Couples win! Singles lose! All singles must become couples! *whipcrack*
I detest getting asked questions about my personal life…even if they are so-called family. When they ask me a question that I don’t want to answer, I usually give them a blank look with the most acidic answer I can come up. I especially like this question “why did you have 3 kids?” uh hello? because I got pregnant maybe? but I usually smile and say “To make the fights between them more interesting and bloody”
The marriage question is intrusive and obnoxious, but it’s far from the only question they ask. After you’re married, they start in on “When are you going to have children?”. And then it’s “When are you going to have more?”
Society wants you to conform and distrusts anyone who does not.
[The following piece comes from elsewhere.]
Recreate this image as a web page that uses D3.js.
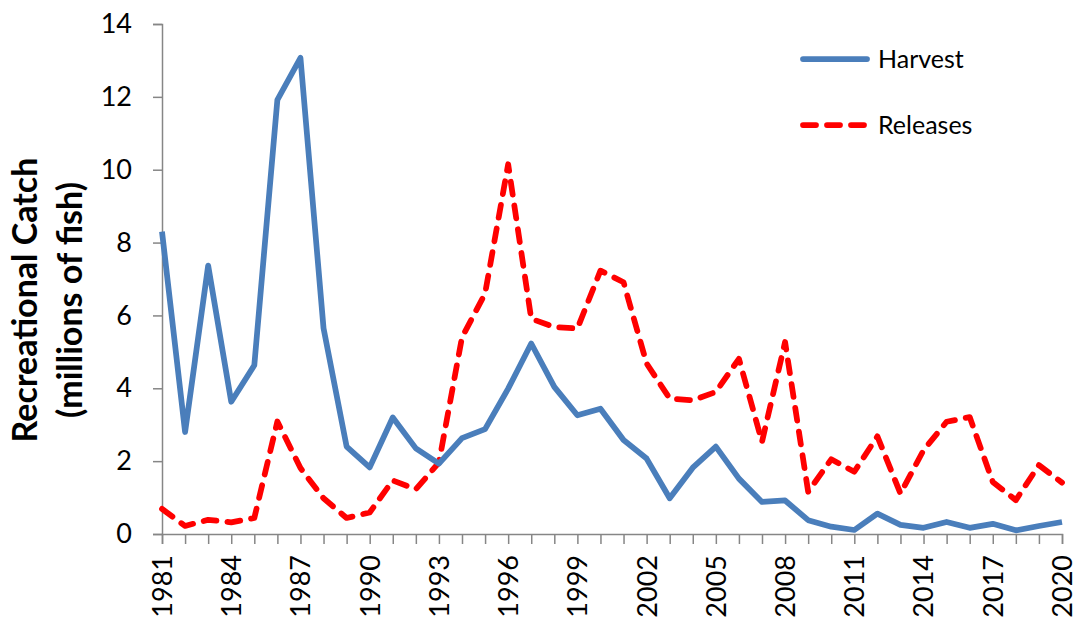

It’s creepy and vile, but it happens anyway.
As a man going through a divorce, I can tell you there is always another question. When are you getting married, when are you going to have kids, when are you going to have more, did you try to make it work, why havne’t you tried fruitlessly for umpteen years to make a miserable situation a little better? It’s always something. God forbid I ever ask anyone to marry me again, some body please shoot me.
I forgot about this one, also a favorite:
Random Relative #5: “When are you guys having kids?”
Me: “When are you starting a trust fund?”
When couples ask “when are you getting married?” I respond “when are you getting divorce?”